Source data:
-- START --
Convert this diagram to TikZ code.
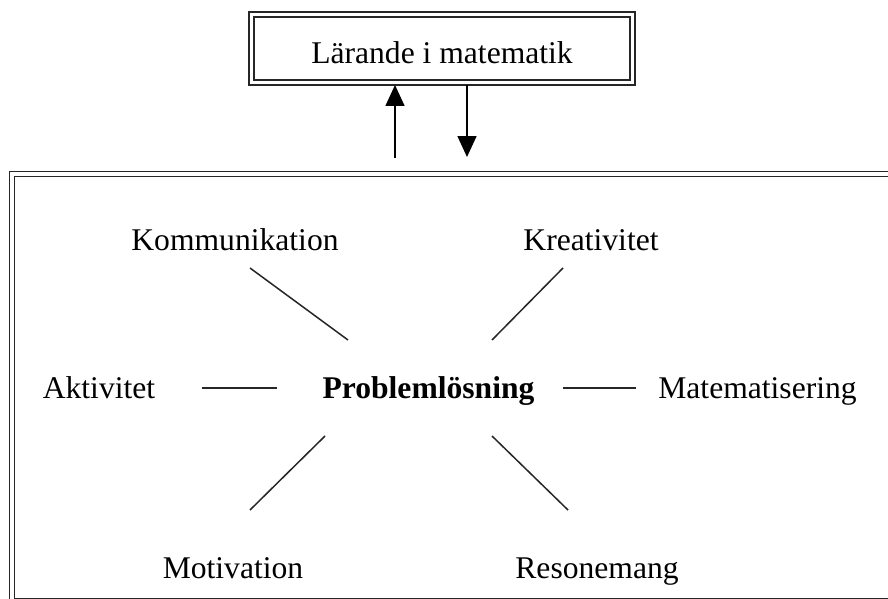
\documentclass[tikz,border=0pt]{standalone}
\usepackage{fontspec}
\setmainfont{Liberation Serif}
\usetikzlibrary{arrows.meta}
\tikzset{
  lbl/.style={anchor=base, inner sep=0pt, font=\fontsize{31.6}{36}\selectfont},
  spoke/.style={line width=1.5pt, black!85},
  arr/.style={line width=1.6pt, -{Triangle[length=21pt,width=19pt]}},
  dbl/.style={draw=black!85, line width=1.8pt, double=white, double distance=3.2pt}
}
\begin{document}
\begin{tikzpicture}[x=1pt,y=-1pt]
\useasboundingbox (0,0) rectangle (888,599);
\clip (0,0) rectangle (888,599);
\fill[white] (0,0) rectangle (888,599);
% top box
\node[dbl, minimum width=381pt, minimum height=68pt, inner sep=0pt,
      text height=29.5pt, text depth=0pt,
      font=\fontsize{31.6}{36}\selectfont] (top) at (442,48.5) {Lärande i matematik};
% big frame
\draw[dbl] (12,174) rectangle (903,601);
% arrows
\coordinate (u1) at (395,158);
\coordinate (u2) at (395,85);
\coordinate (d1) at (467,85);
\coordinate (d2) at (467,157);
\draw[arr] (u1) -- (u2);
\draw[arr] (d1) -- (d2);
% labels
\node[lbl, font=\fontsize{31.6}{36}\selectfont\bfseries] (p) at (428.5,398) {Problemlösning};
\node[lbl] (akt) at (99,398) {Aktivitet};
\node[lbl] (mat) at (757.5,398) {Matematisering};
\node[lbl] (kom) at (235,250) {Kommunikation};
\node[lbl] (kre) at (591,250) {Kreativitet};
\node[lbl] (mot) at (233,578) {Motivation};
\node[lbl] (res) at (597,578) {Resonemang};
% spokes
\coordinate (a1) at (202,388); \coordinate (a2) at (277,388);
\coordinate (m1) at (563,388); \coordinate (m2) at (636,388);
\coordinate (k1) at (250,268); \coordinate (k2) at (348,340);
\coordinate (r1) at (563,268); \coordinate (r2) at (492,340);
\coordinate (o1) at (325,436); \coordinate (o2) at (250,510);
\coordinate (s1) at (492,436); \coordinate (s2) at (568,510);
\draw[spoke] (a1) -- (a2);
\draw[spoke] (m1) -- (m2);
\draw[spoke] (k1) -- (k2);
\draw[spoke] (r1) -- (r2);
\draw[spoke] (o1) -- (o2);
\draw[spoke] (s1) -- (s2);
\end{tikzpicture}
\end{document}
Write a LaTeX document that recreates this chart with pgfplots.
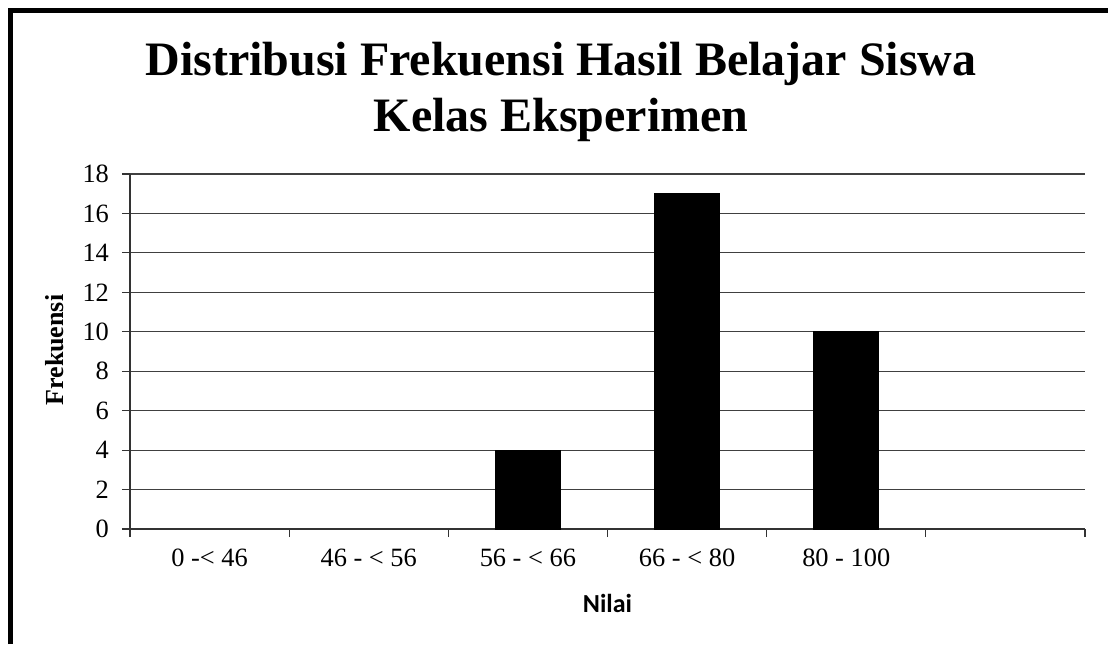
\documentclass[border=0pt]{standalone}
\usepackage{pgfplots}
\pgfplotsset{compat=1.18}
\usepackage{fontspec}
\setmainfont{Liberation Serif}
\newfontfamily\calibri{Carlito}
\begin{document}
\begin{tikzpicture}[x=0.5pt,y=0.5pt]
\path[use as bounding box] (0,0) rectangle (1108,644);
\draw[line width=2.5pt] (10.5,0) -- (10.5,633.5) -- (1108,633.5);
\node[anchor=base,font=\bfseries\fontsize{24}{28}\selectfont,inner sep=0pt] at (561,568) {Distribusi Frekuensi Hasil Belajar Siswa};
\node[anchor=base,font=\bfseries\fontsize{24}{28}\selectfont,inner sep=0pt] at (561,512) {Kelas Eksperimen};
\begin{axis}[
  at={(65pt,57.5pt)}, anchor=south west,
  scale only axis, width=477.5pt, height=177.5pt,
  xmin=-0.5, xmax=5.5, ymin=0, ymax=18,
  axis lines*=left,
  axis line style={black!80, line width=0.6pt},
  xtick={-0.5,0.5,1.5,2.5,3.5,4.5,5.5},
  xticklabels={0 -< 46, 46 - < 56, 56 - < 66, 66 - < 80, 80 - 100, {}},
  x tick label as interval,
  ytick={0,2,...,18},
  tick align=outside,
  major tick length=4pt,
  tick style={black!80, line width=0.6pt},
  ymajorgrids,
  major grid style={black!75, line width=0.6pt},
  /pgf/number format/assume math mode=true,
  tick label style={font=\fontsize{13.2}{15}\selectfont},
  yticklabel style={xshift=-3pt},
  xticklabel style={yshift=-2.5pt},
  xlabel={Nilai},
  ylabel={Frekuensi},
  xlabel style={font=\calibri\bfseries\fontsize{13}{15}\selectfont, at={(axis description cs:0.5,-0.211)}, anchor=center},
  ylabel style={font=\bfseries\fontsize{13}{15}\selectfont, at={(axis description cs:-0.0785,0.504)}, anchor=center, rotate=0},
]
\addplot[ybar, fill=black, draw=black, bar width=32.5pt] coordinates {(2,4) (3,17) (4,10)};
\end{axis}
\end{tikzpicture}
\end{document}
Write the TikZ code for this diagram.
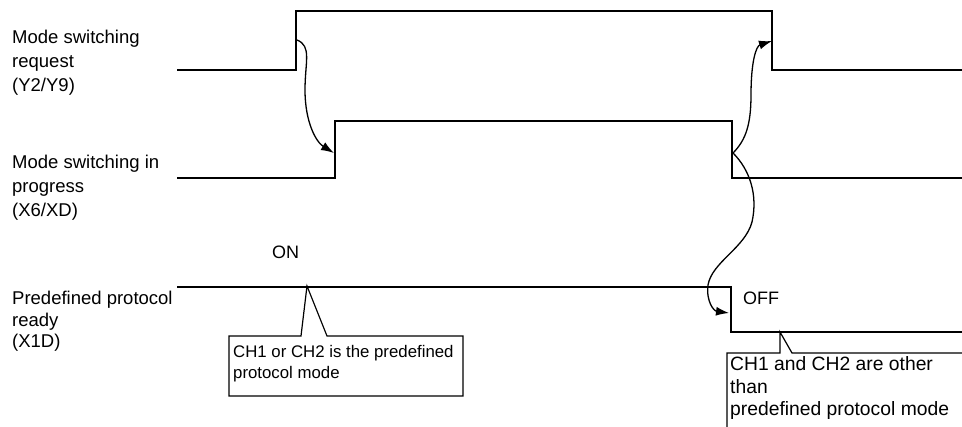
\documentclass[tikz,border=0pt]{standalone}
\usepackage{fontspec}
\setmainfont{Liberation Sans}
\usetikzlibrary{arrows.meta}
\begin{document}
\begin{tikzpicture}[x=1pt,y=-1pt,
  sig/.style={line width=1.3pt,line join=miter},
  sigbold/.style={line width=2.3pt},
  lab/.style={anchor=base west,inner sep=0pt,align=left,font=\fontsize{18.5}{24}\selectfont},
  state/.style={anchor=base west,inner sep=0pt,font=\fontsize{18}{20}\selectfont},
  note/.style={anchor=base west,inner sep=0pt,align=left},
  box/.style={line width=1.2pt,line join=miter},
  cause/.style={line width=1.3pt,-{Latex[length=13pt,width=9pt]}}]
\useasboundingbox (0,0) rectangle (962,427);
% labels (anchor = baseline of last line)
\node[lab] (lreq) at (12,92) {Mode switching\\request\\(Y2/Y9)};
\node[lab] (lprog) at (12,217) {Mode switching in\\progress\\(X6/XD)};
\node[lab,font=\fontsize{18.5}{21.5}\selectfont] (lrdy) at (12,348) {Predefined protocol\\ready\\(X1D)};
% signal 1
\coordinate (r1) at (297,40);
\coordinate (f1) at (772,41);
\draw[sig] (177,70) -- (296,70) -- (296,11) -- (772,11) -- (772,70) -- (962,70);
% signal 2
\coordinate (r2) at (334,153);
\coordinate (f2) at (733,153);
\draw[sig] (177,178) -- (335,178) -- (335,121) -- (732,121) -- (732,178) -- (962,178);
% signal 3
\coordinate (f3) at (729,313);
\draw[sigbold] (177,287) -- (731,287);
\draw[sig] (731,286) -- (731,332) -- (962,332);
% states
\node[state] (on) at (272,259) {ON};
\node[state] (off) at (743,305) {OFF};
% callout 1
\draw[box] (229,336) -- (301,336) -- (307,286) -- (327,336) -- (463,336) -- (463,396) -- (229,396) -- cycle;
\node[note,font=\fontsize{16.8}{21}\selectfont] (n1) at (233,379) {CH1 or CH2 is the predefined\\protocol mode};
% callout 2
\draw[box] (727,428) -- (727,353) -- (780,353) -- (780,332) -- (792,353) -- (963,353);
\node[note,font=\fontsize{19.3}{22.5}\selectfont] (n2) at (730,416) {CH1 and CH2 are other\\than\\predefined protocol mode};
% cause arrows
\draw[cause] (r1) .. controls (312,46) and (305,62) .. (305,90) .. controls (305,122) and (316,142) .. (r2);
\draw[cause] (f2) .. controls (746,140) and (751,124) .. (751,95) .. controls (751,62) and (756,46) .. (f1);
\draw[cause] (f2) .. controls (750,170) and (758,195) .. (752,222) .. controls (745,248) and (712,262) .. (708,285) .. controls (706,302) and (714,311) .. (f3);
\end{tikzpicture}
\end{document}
-- END --
Strip out the pictures and quote the remaining data word for word.

RIGHT ANSWER:
Convert this diagram to TikZ code.
\documentclass[tikz,border=0pt]{standalone}
\usepackage{fontspec}
\setmainfont{Liberation Serif}
\usetikzlibrary{arrows.meta}
\tikzset{
  lbl/.style={anchor=base, inner sep=0pt, font=\fontsize{31.6}{36}\selectfont},
  spoke/.style={line width=1.5pt, black!85},
  arr/.style={line width=1.6pt, -{Triangle[length=21pt,width=19pt]}},
  dbl/.style={draw=black!85, line width=1.8pt, double=white, double distance=3.2pt}
}
\begin{document}
\begin{tikzpicture}[x=1pt,y=-1pt]
\useasboundingbox (0,0) rectangle (888,599);
\clip (0,0) rectangle (888,599);
\fill[white] (0,0) rectangle (888,599);
% top box
\node[dbl, minimum width=381pt, minimum height=68pt, inner sep=0pt,
      text height=29.5pt, text depth=0pt,
      font=\fontsize{31.6}{36}\selectfont] (top) at (442,48.5) {Lärande i matematik};
% big frame
\draw[dbl] (12,174) rectangle (903,601);
% arrows
\coordinate (u1) at (395,158);
\coordinate (u2) at (395,85);
\coordinate (d1) at (467,85);
\coordinate (d2) at (467,157);
\draw[arr] (u1) -- (u2);
\draw[arr] (d1) -- (d2);
% labels
\node[lbl, font=\fontsize{31.6}{36}\selectfont\bfseries] (p) at (428.5,398) {Problemlösning};
\node[lbl] (akt) at (99,398) {Aktivitet};
\node[lbl] (mat) at (757.5,398) {Matematisering};
\node[lbl] (kom) at (235,250) {Kommunikation};
\node[lbl] (kre) at (591,250) {Kreativitet};
\node[lbl] (mot) at (233,578) {Motivation};
\node[lbl] (res) at (597,578) {Resonemang};
% spokes
\coordinate (a1) at (202,388); \coordinate (a2) at (277,388);
\coordinate (m1) at (563,388); \coordinate (m2) at (636,388);
\coordinate (k1) at (250,268); \coordinate (k2) at (348,340);
\coordinate (r1) at (563,268); \coordinate (r2) at (492,340);
\coordinate (o1) at (325,436); \coordinate (o2) at (250,510);
\coordinate (s1) at (492,436); \coordinate (s2) at (568,510);
\draw[spoke] (a1) -- (a2);
\draw[spoke] (m1) -- (m2);
\draw[spoke] (k1) -- (k2);
\draw[spoke] (r1) -- (r2);
\draw[spoke] (o1) -- (o2);
\draw[spoke] (s1) -- (s2);
\end{tikzpicture}
\end{document}
Write a LaTeX document that recreates this chart with pgfplots.
\documentclass[border=0pt]{standalone}
\usepackage{pgfplots}
\pgfplotsset{compat=1.18}
\usepackage{fontspec}
\setmainfont{Liberation Serif}
\newfontfamily\calibri{Carlito}
\begin{document}
\begin{tikzpicture}[x=0.5pt,y=0.5pt]
\path[use as bounding box] (0,0) rectangle (1108,644);
\draw[line width=2.5pt] (10.5,0) -- (10.5,633.5) -- (1108,633.5);
\node[anchor=base,font=\bfseries\fontsize{24}{28}\selectfont,inner sep=0pt] at (561,568) {Distribusi Frekuensi Hasil Belajar Siswa};
\node[anchor=base,font=\bfseries\fontsize{24}{28}\selectfont,inner sep=0pt] at (561,512) {Kelas Eksperimen};
\begin{axis}[
  at={(65pt,57.5pt)}, anchor=south west,
  scale only axis, width=477.5pt, height=177.5pt,
  xmin=-0.5, xmax=5.5, ymin=0, ymax=18,
  axis lines*=left,
  axis line style={black!80, line width=0.6pt},
  xtick={-0.5,0.5,1.5,2.5,3.5,4.5,5.5},
  xticklabels={0 -< 46, 46 - < 56, 56 - < 66, 66 - < 80, 80 - 100, {}},
  x tick label as interval,
  ytick={0,2,...,18},
  tick align=outside,
  major tick length=4pt,
  tick style={black!80, line width=0.6pt},
  ymajorgrids,
  major grid style={black!75, line width=0.6pt},
  /pgf/number format/assume math mode=true,
  tick label style={font=\fontsize{13.2}{15}\selectfont},
  yticklabel style={xshift=-3pt},
  xticklabel style={yshift=-2.5pt},
  xlabel={Nilai},
  ylabel={Frekuensi},
  xlabel style={font=\calibri\bfseries\fontsize{13}{15}\selectfont, at={(axis description cs:0.5,-0.211)}, anchor=center},
  ylabel style={font=\bfseries\fontsize{13}{15}\selectfont, at={(axis description cs:-0.0785,0.504)}, anchor=center, rotate=0},
]
\addplot[ybar, fill=black, draw=black, bar width=32.5pt] coordinates {(2,4) (3,17) (4,10)};
\end{axis}
\end{tikzpicture}
\end{document}
Write the TikZ code for this diagram.
\documentclass[tikz,border=0pt]{standalone}
\usepackage{fontspec}
\setmainfont{Liberation Sans}
\usetikzlibrary{arrows.meta}
\begin{document}
\begin{tikzpicture}[x=1pt,y=-1pt,
  sig/.style={line width=1.3pt,line join=miter},
  sigbold/.style={line width=2.3pt},
  lab/.style={anchor=base west,inner sep=0pt,align=left,font=\fontsize{18.5}{24}\selectfont},
  state/.style={anchor=base west,inner sep=0pt,font=\fontsize{18}{20}\selectfont},
  note/.style={anchor=base west,inner sep=0pt,align=left},
  box/.style={line width=1.2pt,line join=miter},
  cause/.style={line width=1.3pt,-{Latex[length=13pt,width=9pt]}}]
\useasboundingbox (0,0) rectangle (962,427);
% labels (anchor = baseline of last line)
\node[lab] (lreq) at (12,92) {Mode switching\\request\\(Y2/Y9)};
\node[lab] (lprog) at (12,217) {Mode switching in\\progress\\(X6/XD)};
\node[lab,font=\fontsize{18.5}{21.5}\selectfont] (lrdy) at (12,348) {Predefined protocol\\ready\\(X1D)};
% signal 1
\coordinate (r1) at (297,40);
\coordinate (f1) at (772,41);
\draw[sig] (177,70) -- (296,70) -- (296,11) -- (772,11) -- (772,70) -- (962,70);
% signal 2
\coordinate (r2) at (334,153);
\coordinate (f2) at (733,153);
\draw[sig] (177,178) -- (335,178) -- (335,121) -- (732,121) -- (732,178) -- (962,178);
% signal 3
\coordinate (f3) at (729,313);
\draw[sigbold] (177,287) -- (731,287);
\draw[sig] (731,286) -- (731,332) -- (962,332);
% states
\node[state] (on) at (272,259) {ON};
\node[state] (off) at (743,305) {OFF};
% callout 1
\draw[box] (229,336) -- (301,336) -- (307,286) -- (327,336) -- (463,336) -- (463,396) -- (229,396) -- cycle;
\node[note,font=\fontsize{16.8}{21}\selectfont] (n1) at (233,379) {CH1 or CH2 is the predefined\\protocol mode};
% callout 2
\draw[box] (727,428) -- (727,353) -- (780,353) -- (780,332) -- (792,353) -- (963,353);
\node[note,font=\fontsize{19.3}{22.5}\selectfont] (n2) at (730,416) {CH1 and CH2 are other\\than\\predefined protocol mode};
% cause arrows
\draw[cause] (r1) .. controls (312,46) and (305,62) .. (305,90) .. controls (305,122) and (316,142) .. (r2);
\draw[cause] (f2) .. controls (746,140) and (751,124) .. (751,95) .. controls (751,62) and (756,46) .. (f1);
\draw[cause] (f2) .. controls (750,170) and (758,195) .. (752,222) .. controls (745,248) and (712,262) .. (708,285) .. controls (706,302) and (714,311) .. (f3);
\end{tikzpicture}
\end{document}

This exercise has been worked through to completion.